Start of DATASET ENTRIES
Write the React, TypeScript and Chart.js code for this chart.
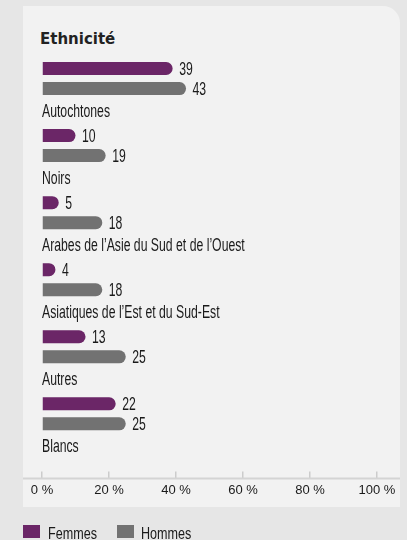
import React, { useEffect, useRef } from "react";
import { Chart, registerables } from "chart.js";

Chart.register(...registerables);

const categories = [
  "Autochtones",
  "Noirs",
  "Arabes de l\u2019Asie du Sud et de l\u2019Ouest",
  "Asiatiques de l\u2019Est et du Sud-Est",
  "Autres",
  "Blancs",
];
const femmes = [39, 10, 5, 4, 13, 22];
const hommes = [43, 19, 18, 18, 25, 25];
const xTicks = [0, 20, 40, 60, 80, 100];

const PURPLE = "#6b2667";
const GRAY = "#727272";
const TEXT = "#1a1a1a";
const SANS = "'Liberation Sans', Arial, sans-serif";
const SQUEEZE = 0.68;

function drawSqueezed(ctx: any, text: string, x: number, y: number) {
  ctx.save();
  ctx.translate(x, y);
  ctx.scale(SQUEEZE, 1);
  ctx.fillText(text, 0, 0);
  ctx.restore();
}

const textLabels = {
  id: "textLabels",
  afterDatasetsDraw(chart: any) {
    const ctx = chart.ctx;
    const xs = chart.scales.x;
    const ys = chart.scales.y;
    ctx.save();
    ctx.font = `18px ${SANS}`;
    ctx.fillStyle = TEXT;
    ctx.textAlign = "left";
    ctx.textBaseline = "alphabetic";
    // category names under each pair of bars
    categories.forEach((c, i) => {
      drawSqueezed(ctx, c, xs.getPixelForValue(0), ys.getPixelForValue(i) + 38.5);
    });
    // values at the end of each bar
    chart.data.datasets.forEach((ds: any, di: number) => {
      const meta = chart.getDatasetMeta(di);
      meta.data.forEach((el: any, i: number) => {
        drawSqueezed(ctx, String(ds.data[i].x), el.x + 6.5, el.y + 6.5);
      });
    });
    ctx.restore();
  },
};

const axisLine = {
  id: "axisLine",
  afterDraw(chart: any) {
    const ctx = chart.ctx;
    const y = chart.scales.x.top;
    ctx.save();
    ctx.strokeStyle = "#d4d4d4";
    ctx.lineWidth = 2;
    ctx.beginPath();
    ctx.moveTo(23, y);
    ctx.lineTo(400, y);
    ctx.stroke();
    ctx.restore();
  },
};

export default function App() {
  const ref = useRef<HTMLCanvasElement | null>(null);

  useEffect(() => {
    if (!ref.current) return;
    const top = 45;
    const bottom = 478;
    const pitch = 67;
    const yMin = -0.5;
    const yMax = yMin + (bottom - top) / pitch;
    const barOpts = {
      borderRadius: 7,
      borderSkipped: "start",
      categoryPercentage: 0.597,
      barPercentage: 0.65,
    };
    const chart = new Chart(ref.current, {
      type: "bar",
      data: {
        datasets: [
          {
            label: "Femmes",
            data: femmes.map((v, i) => ({ x: v, y: i })),
            backgroundColor: PURPLE,
            ...barOpts,
          },
          {
            label: "Hommes",
            data: hommes.map((v, i) => ({ x: v, y: i })),
            backgroundColor: GRAY,
            ...barOpts,
          },
        ],
      } as any,
      options: {
        indexAxis: "y",
        responsive: false,
        animation: false,
        layout: { padding: { left: 42, right: 30, top: top, bottom: 31 } },
        plugins: { legend: { display: false }, tooltip: { enabled: false } },
        scales: {
          x: {
            type: "linear",
            position: "bottom",
            min: 0,
            max: 100,
            afterBuildTicks: (s: any) => {
              s.ticks = xTicks.map((v) => ({ value: v }));
            },
            ticks: {
              callback: (v: any) => `${v}\u00a0%`,
              padding: 11,
              color: TEXT,
              font: { family: SANS, size: 13 },
              maxRotation: 0,
              autoSkip: false,
            },
            grid: {
              drawOnChartArea: false,
              drawTicks: true,
              tickLength: -7,
              color: "#cccccc",
              lineWidth: 1.5,
            },
            border: { display: false },
          },
          y: {
            type: "linear",
            reverse: true,
            offset: false,
            min: yMin,
            max: yMax,
            afterBuildTicks: (s: any) => {
              s.ticks = categories.map((_, i) => ({ value: i }));
            },
            ticks: { display: false },
            grid: { display: false, drawTicks: false, offset: false },
            border: { display: false },
          },
        },
      } as any,
      plugins: [textLabels, axisLine],
    });
    return () => chart.destroy();
  }, []);

  const legendText = {
    position: "absolute" as const,
    top: 524,
    font: `17px ${SANS}`,
    lineHeight: "19px",
    color: TEXT,
    whiteSpace: "nowrap" as const,
    transform: "scaleX(0.74)",
    transformOrigin: "left center",
  };

  return (
    <div
      style={{
        position: "fixed",
        left: 0,
        top: 0,
        width: 407,
        height: 540,
        background: "#e6e6e6",
        overflow: "hidden",
      }}
    >
      <div
        style={{
          position: "absolute",
          left: 23,
          top: 6,
          width: 377,
          height: 501,
          background: "#f2f2f2",
          borderTopRightRadius: 17,
        }}
      />
      <div
        style={{
          position: "absolute",
          left: 40,
          top: 30,
          font: "700 15px 'DejaVu Sans', sans-serif",
          lineHeight: "18px",
          color: "#222222",
          whiteSpace: "nowrap",
        }}
      >
        Ethnicité
      </div>
      <canvas
        ref={ref}
        width={407}
        height={540}
        style={{ position: "absolute", left: 0, top: 0, width: 407, height: 540 }}
      />
      <div
        style={{
          position: "absolute",
          left: 23,
          top: 525,
          width: 17,
          height: 13,
          background: PURPLE,
        }}
      />
      <div style={{ ...legendText, left: 48 }}>Femmes</div>
      <div
        style={{
          position: "absolute",
          left: 117,
          top: 525,
          width: 17,
          height: 13,
          background: GRAY,
        }}
      />
      <div style={{ ...legendText, left: 141 }}>Hommes</div>
    </div>
  );
}
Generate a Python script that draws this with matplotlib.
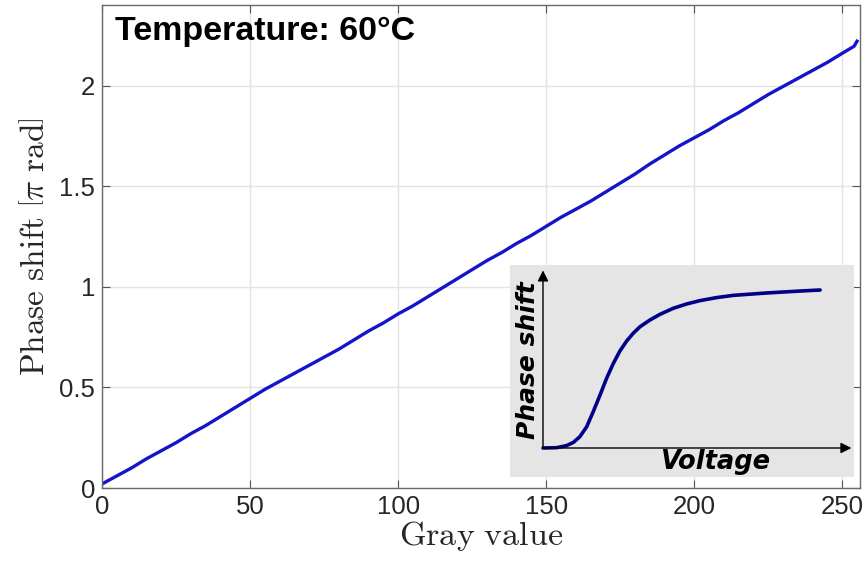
End of DATASET ENTRIES
■ PROBLEM ■
Verbatim reproduction of every record is required; images are left out.

■ REPLY TO THE TASK ■
Write the React, TypeScript and Chart.js code for this chart.
import React, { useEffect, useRef } from "react";
import { Chart, registerables } from "chart.js";

Chart.register(...registerables);

const categories = [
  "Autochtones",
  "Noirs",
  "Arabes de l\u2019Asie du Sud et de l\u2019Ouest",
  "Asiatiques de l\u2019Est et du Sud-Est",
  "Autres",
  "Blancs",
];
const femmes = [39, 10, 5, 4, 13, 22];
const hommes = [43, 19, 18, 18, 25, 25];
const xTicks = [0, 20, 40, 60, 80, 100];

const PURPLE = "#6b2667";
const GRAY = "#727272";
const TEXT = "#1a1a1a";
const SANS = "'Liberation Sans', Arial, sans-serif";
const SQUEEZE = 0.68;

function drawSqueezed(ctx: any, text: string, x: number, y: number) {
  ctx.save();
  ctx.translate(x, y);
  ctx.scale(SQUEEZE, 1);
  ctx.fillText(text, 0, 0);
  ctx.restore();
}

const textLabels = {
  id: "textLabels",
  afterDatasetsDraw(chart: any) {
    const ctx = chart.ctx;
    const xs = chart.scales.x;
    const ys = chart.scales.y;
    ctx.save();
    ctx.font = `18px ${SANS}`;
    ctx.fillStyle = TEXT;
    ctx.textAlign = "left";
    ctx.textBaseline = "alphabetic";
    // category names under each pair of bars
    categories.forEach((c, i) => {
      drawSqueezed(ctx, c, xs.getPixelForValue(0), ys.getPixelForValue(i) + 38.5);
    });
    // values at the end of each bar
    chart.data.datasets.forEach((ds: any, di: number) => {
      const meta = chart.getDatasetMeta(di);
      meta.data.forEach((el: any, i: number) => {
        drawSqueezed(ctx, String(ds.data[i].x), el.x + 6.5, el.y + 6.5);
      });
    });
    ctx.restore();
  },
};

const axisLine = {
  id: "axisLine",
  afterDraw(chart: any) {
    const ctx = chart.ctx;
    const y = chart.scales.x.top;
    ctx.save();
    ctx.strokeStyle = "#d4d4d4";
    ctx.lineWidth = 2;
    ctx.beginPath();
    ctx.moveTo(23, y);
    ctx.lineTo(400, y);
    ctx.stroke();
    ctx.restore();
  },
};

export default function App() {
  const ref = useRef<HTMLCanvasElement | null>(null);

  useEffect(() => {
    if (!ref.current) return;
    const top = 45;
    const bottom = 478;
    const pitch = 67;
    const yMin = -0.5;
    const yMax = yMin + (bottom - top) / pitch;
    const barOpts = {
      borderRadius: 7,
      borderSkipped: "start",
      categoryPercentage: 0.597,
      barPercentage: 0.65,
    };
    const chart = new Chart(ref.current, {
      type: "bar",
      data: {
        datasets: [
          {
            label: "Femmes",
            data: femmes.map((v, i) => ({ x: v, y: i })),
            backgroundColor: PURPLE,
            ...barOpts,
          },
          {
            label: "Hommes",
            data: hommes.map((v, i) => ({ x: v, y: i })),
            backgroundColor: GRAY,
            ...barOpts,
          },
        ],
      } as any,
      options: {
        indexAxis: "y",
        responsive: false,
        animation: false,
        layout: { padding: { left: 42, right: 30, top: top, bottom: 31 } },
        plugins: { legend: { display: false }, tooltip: { enabled: false } },
        scales: {
          x: {
            type: "linear",
            position: "bottom",
            min: 0,
            max: 100,
            afterBuildTicks: (s: any) => {
              s.ticks = xTicks.map((v) => ({ value: v }));
            },
            ticks: {
              callback: (v: any) => `${v}\u00a0%`,
              padding: 11,
              color: TEXT,
              font: { family: SANS, size: 13 },
              maxRotation: 0,
              autoSkip: false,
            },
            grid: {
              drawOnChartArea: false,
              drawTicks: true,
              tickLength: -7,
              color: "#cccccc",
              lineWidth: 1.5,
            },
            border: { display: false },
          },
          y: {
            type: "linear",
            reverse: true,
            offset: false,
            min: yMin,
            max: yMax,
            afterBuildTicks: (s: any) => {
              s.ticks = categories.map((_, i) => ({ value: i }));
            },
            ticks: { display: false },
            grid: { display: false, drawTicks: false, offset: false },
            border: { display: false },
          },
        },
      } as any,
      plugins: [textLabels, axisLine],
    });
    return () => chart.destroy();
  }, []);

  const legendText = {
    position: "absolute" as const,
    top: 524,
    font: `17px ${SANS}`,
    lineHeight: "19px",
    color: TEXT,
    whiteSpace: "nowrap" as const,
    transform: "scaleX(0.74)",
    transformOrigin: "left center",
  };

  return (
    <div
      style={{
        position: "fixed",
        left: 0,
        top: 0,
        width: 407,
        height: 540,
        background: "#e6e6e6",
        overflow: "hidden",
      }}
    >
      <div
        style={{
          position: "absolute",
          left: 23,
          top: 6,
          width: 377,
          height: 501,
          background: "#f2f2f2",
          borderTopRightRadius: 17,
        }}
      />
      <div
        style={{
          position: "absolute",
          left: 40,
          top: 30,
          font: "700 15px 'DejaVu Sans', sans-serif",
          lineHeight: "18px",
          color: "#222222",
          whiteSpace: "nowrap",
        }}
      >
        Ethnicité
      </div>
      <canvas
        ref={ref}
        width={407}
        height={540}
        style={{ position: "absolute", left: 0, top: 0, width: 407, height: 540 }}
      />
      <div
        style={{
          position: "absolute",
          left: 23,
          top: 525,
          width: 17,
          height: 13,
          background: PURPLE,
        }}
      />
      <div style={{ ...legendText, left: 48 }}>Femmes</div>
      <div
        style={{
          position: "absolute",
          left: 117,
          top: 525,
          width: 17,
          height: 13,
          background: GRAY,
        }}
      />
      <div style={{ ...legendText, left: 141 }}>Hommes</div>
    </div>
  );
}
Generate a Python script that draws this with matplotlib.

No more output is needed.